For the first time, an American art museum has honored a car designer. J Mays is responsible for the redesigned Volkswagen beetle and the new Ford Thunderbird, among other models. The designer's work draws inspiration from both the past and present.
The show at the Museum of Contemporary Art in Los Angeles is called Retrofuturism: The Car Design of J Mays. Mr. Mays tells VOA about his design philosophy. "Retrofuturism is a word that might sound confusing at first, but what it actually means is trying to design a futuristic vehicle out of the mindset of a particular culture," he says. "And so if you design a futuristic vehicle out of the mindset of the 1950s, you end up with a Thunderbird. If you do it out of the mindset of the 1960s, you might end up with a Ford GT."

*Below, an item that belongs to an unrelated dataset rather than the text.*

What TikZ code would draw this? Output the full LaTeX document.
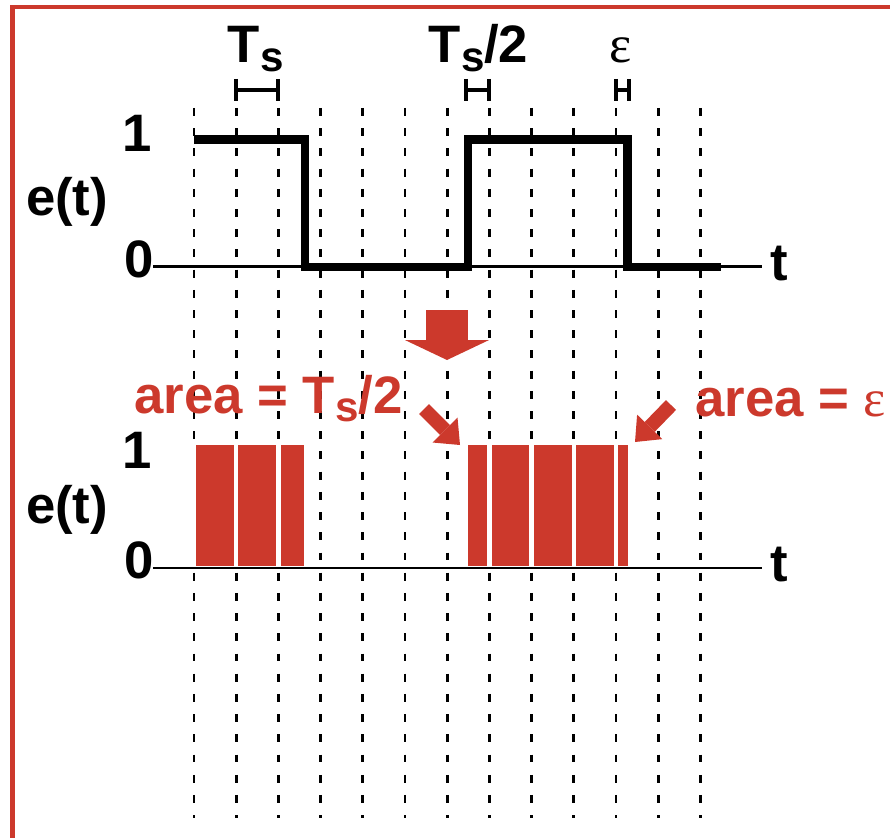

Mr. Mays and his team designed the new Ford GT 40, which resembles a racecar. It will go into production next year. Other so-called concept cars may never go into production, including a sleek black model, inspired by the 1940s and called the "49." "If you do it [design] out of the mindset of the late 40s, the "49" that we have on display here is a good example," says J Mays. "Another example out of the 60s might be the Beetle that I did when I was at Volkswagen. So if you put your mind into that cultural mindset of a particular decade, you end up with a very different type of design than if you approach it from where we are today."
Today, at age 48, Mr. Mays is Ford's vice president for design. He is responsible for determining the look of the Ford, Mazda, Mercury, Lincoln, Volvo, Jaguar, Land Rover and Aston Martin.
Mr. Mays and some of his colleagues at other car companies, like those who designed the Chrysler PT Cruiser, have moved beyond conventional notions of what is fashionable. In the process, they have created new car fashions. But J Mays says he tells his designers not to follow trends. "In fact, we're almost anti-fashion, which makes it a very classic sensibility, I suppose," he says. "And I'm constantly reminding our team that we don't want to design something that's timely, which is a very transient type of fashionable idea. We want to design something that's timeless, so that when you back on it in a decade, you don't say, 'Oh, that must have been done in the year 2002.'"
Museum curator Brooke Hodge says J. Mays is part of a new breed of designer. He graduated from a renowned California school, the Art Center College of Design in Pasadena. She says he is influenced by other fields of design, such as architecture - most notably German modernism. "It's clear that he rally learned a lot in the 14 years he spent in Germany working for Audi, and he went to school before that in California at [the] Art Center and so he was exposed to modern design here," she says. "And so you can see in this work that it's very clean and streamlined. It doesn't have a lot of extra embellishment or flourishes, and it's very tight and rigorous."
The curator is also impressed with Mr. Mays' attention to detail. The redesigned Volkswagen, for example, is a circular shaped car, and the designer insisted that interior details, such as the instrument panel, follow that pattern.
Where is auto design heading? Mr. Mays says car buyers in the future will have additional choices. "People want to have everything," says J Mays. "They want to have very futuristic forward-looking vehicles. They want adventurous SUVs. They want to have tough trucks. They want an optimistic look back over their shoulder in cars like the Beetle or the Thunderbird. And they want that diversity, that palette that makes life interesting."
A futurist concept car created by Mr. Mays and his team can be seen in the exhibition at the Museum of Contemporary Art. It is a low-riding vehicle, open to the wind, made of aluminum, carbon fiber and bamboo strips. More practical for recreation than travel, it may never go into production, but it suggests one of the many directions car design may take in the future.